I’m curious what kind of blood test was used to determine CFS. I didn’t know there was one. Is it the one that tests for Epstein Barr? I’ve had that and it showed I have had it, but I was under the impression many people do and never get CFS. Blood tests do show that I make antibodies against my thyroid, which is an auto-immune response. Any kind of antibody production in the body shows that you are compromised, as your body is in fight mode, whether the culprit is real or not. So maybe they determined it from your EB antibodies.
Most people can trace CFS onset to an incident. Mine was viral. I was sick with something like the flu, got better, then started to get sick again a week later again, which I thought was strange. It turned out that I never got fully sick and never got fully better. It was like having a low level flu all the time. I know other people who have entered CFS through physical injury or an environmental toxic exposure, something that stresses a body with the predisposed genes for this.

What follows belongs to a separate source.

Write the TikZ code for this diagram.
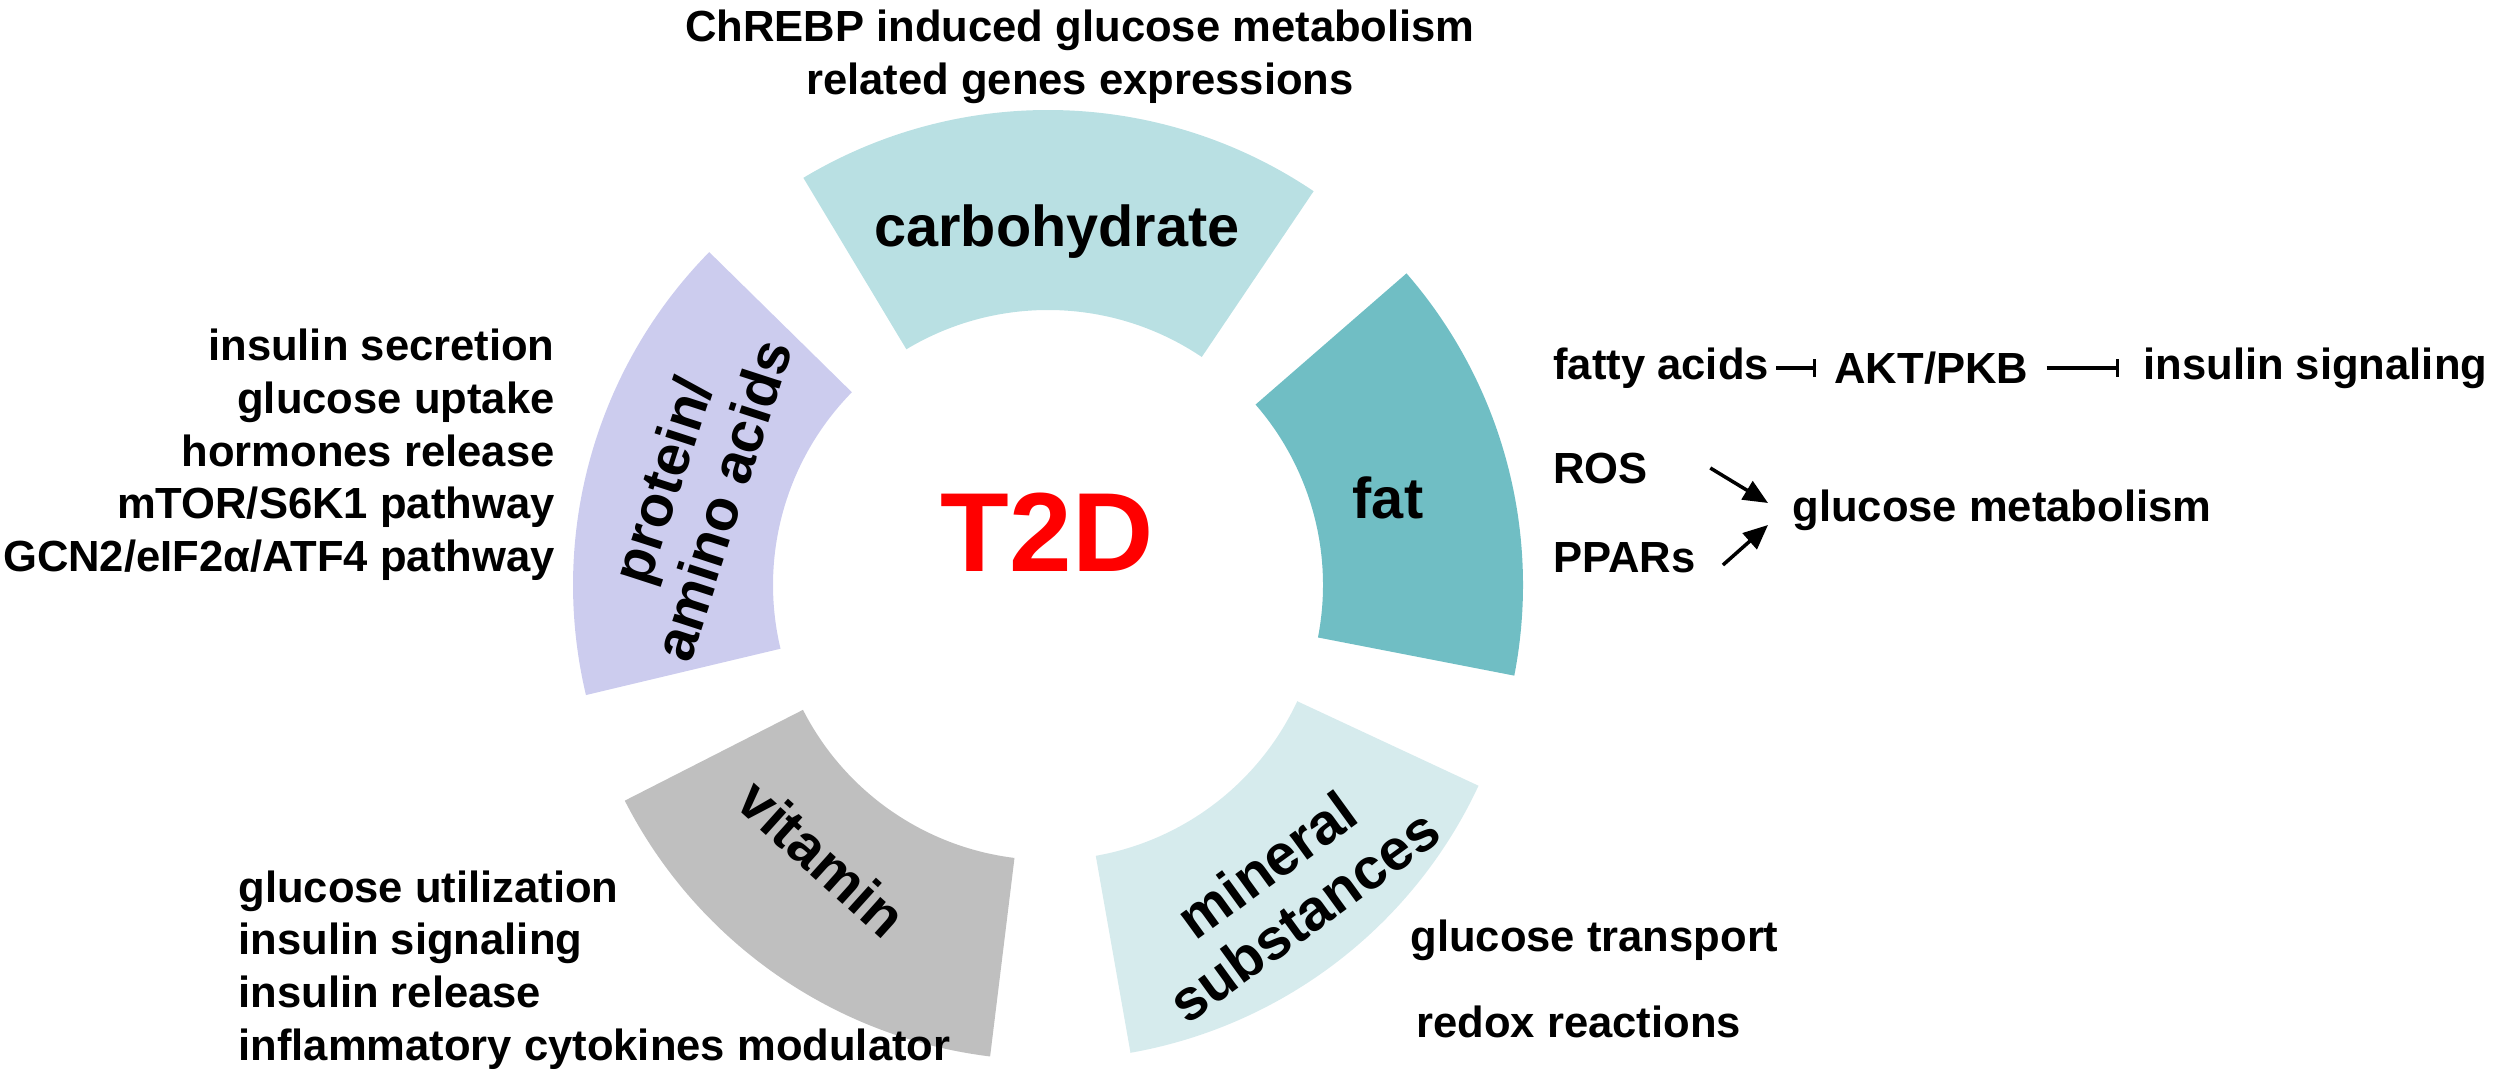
\documentclass[tikz,border=0pt]{standalone}
\usepackage{fontspec}
\setmainfont{Liberation Sans}
\usetikzlibrary{arrows.meta}

\definecolor{carbfill}{RGB}{185,224,227}
\definecolor{fatfill}{RGB}{112,190,196}
\definecolor{minefill}{RGB}{214,235,237}
\definecolor{vitfill}{RGB}{191,191,191}
\definecolor{protfill}{RGB}{204,204,238}
\definecolor{t2dred}{RGB}{255,0,0}

\begin{document}
\begin{tikzpicture}[
    every node/.style={font=\bfseries\fontsize{12.4}{15}\selectfont},
    seg/.style={font=\bfseries\fontsize{16.4}{18}\selectfont},
    inh/.style={line width=1pt, -{Bar[width=5pt]}},
    act/.style={line width=1pt, -{Triangle[length=7pt,width=6pt]}}
  ]
  \useasboundingbox (0,0) rectangle (25,-10.86);

  \foreach \a/\b/\c in {56/121/carbfill, -11/41/fatfill, -80/-25/minefill,
                        207/263/vitfill, 135.5/193.4/protfill}
    \fill[\c, shift={(10.48,-5.85)}] (\a:2.75) arc[start angle=\a, end angle=\b, radius=2.75]
      -- (\b:4.75) arc[start angle=\b, end angle=\a, radius=4.75] -- cycle;

  \node[seg] (carb) at (10.57,-2.32) {carbohydrate};
  \node[seg] (fat) at (13.88,-4.98) {fat};
  \node[seg, rotate=72, align=center] (prot) at (6.92,-4.90) {protein/\\amino acids};
  \node[seg, rotate=-42] (vit) at (8.22,-8.58) {vitamin};
  \node[seg, rotate=36, align=center] (mine) at (12.85,-8.90) {mineral\\substances};
  \node[font=\bfseries\fontsize{32}{36}\selectfont, text=t2dred] (t2d) at (10.47,-5.32) {T2D};

  \node[align=center] (chrebp) at (10.80,-0.57) {ChREBP induced glucose metabolism\\related genes expressions};
  \node[anchor=east, align=right] (protfx) at (5.67,-4.55) {insulin secretion\\glucose uptake\\hormones release\\mTOR/S6K1 pathway\\GCN2/eIF2α/ATF4 pathway};
  \node[anchor=west, align=left] (vitfx) at (2.26,-9.70) {glucose utilization\\insulin signaling\\insulin release\\inflammatory cytokines modulator};
  \node[anchor=west] (gtrans) at (13.98,-9.40) {glucose transport};
  \node[anchor=west] (redox) at (14.04,-10.22) {redox reactions};

  \node[anchor=west] (fatty) at (15.41,-3.68) {fatty acids};
  \node[anchor=west] (akt) at (18.22,-3.68) {AKT/PKB};
  \node[anchor=west] (insig) at (21.31,-3.68) {insulin signaling};
  \node[anchor=west] (ros) at (15.41,-4.68) {ROS};
  \node[anchor=west] (ppar) at (15.41,-5.58) {PPARs};
  \node[anchor=west] (gluc) at (17.80,-5.10) {glucose metabolism};

  \draw[inh, shorten <=-0.5mm, shorten >=0.6mm] (fatty) -- (akt);
  \draw[inh, shorten <=0.6mm, shorten >=1.2mm] (akt) -- (insig);
  \draw[act] ([xshift=5mm]ros.east) -- ([shift={(-0.12,0.07)}]gluc.west);
  \draw[act] ([shift={(0.15,-0.07)}]ppar.east) -- ([shift={(-0.12,-0.15)}]gluc.west);
\end{tikzpicture}
\end{document}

I agree that feeling misunderstood by others is almost as bad as dealing with the fatigue. And people think when I say “fatigue” I mean sleepy tired, which is not the case. It’s more like exhaustion. Too exhausted to even sleep sometimes.
June 29th, 2011 11:05 pm
[…] 11. I was talking to another blogger last week who, like me, has Chronic Fatigue, and directed her to this description I wrote a couple of years ago about it: Sometimes I think having chronic fatigue is like having a drinking problem. When I partake in a social life, I live it up large, but soon I have to sneak away to find a place to sleep it off. As I rest in my own little world, hearing the voices and sounds of others carrying on, I feel illicit and sadly set apart. But if I don’t regularly nip at the nap, if I go too long and do too much I find myself staggering, my words start to slur, and my brain can no longer add two and two together. I get hangovers too. For every few hours I spend out, I need to match those hours recovering at home. More, including some great comments, HERE. […]
June 30th, 2011 2:30 pm
One thought: with all that time in the garden, make sure you were tested for late Lyme Disease. It can go undetected and be one of the causes of chronic fatigue, especially is ‘fibromyalgia’ goes along with it. Just a thought…..
June 30th, 2011 3:34 pm
Thanks, Dot. I have been tested for Lyme’s Disease and it came back negative. There are some similarities between it and CFS.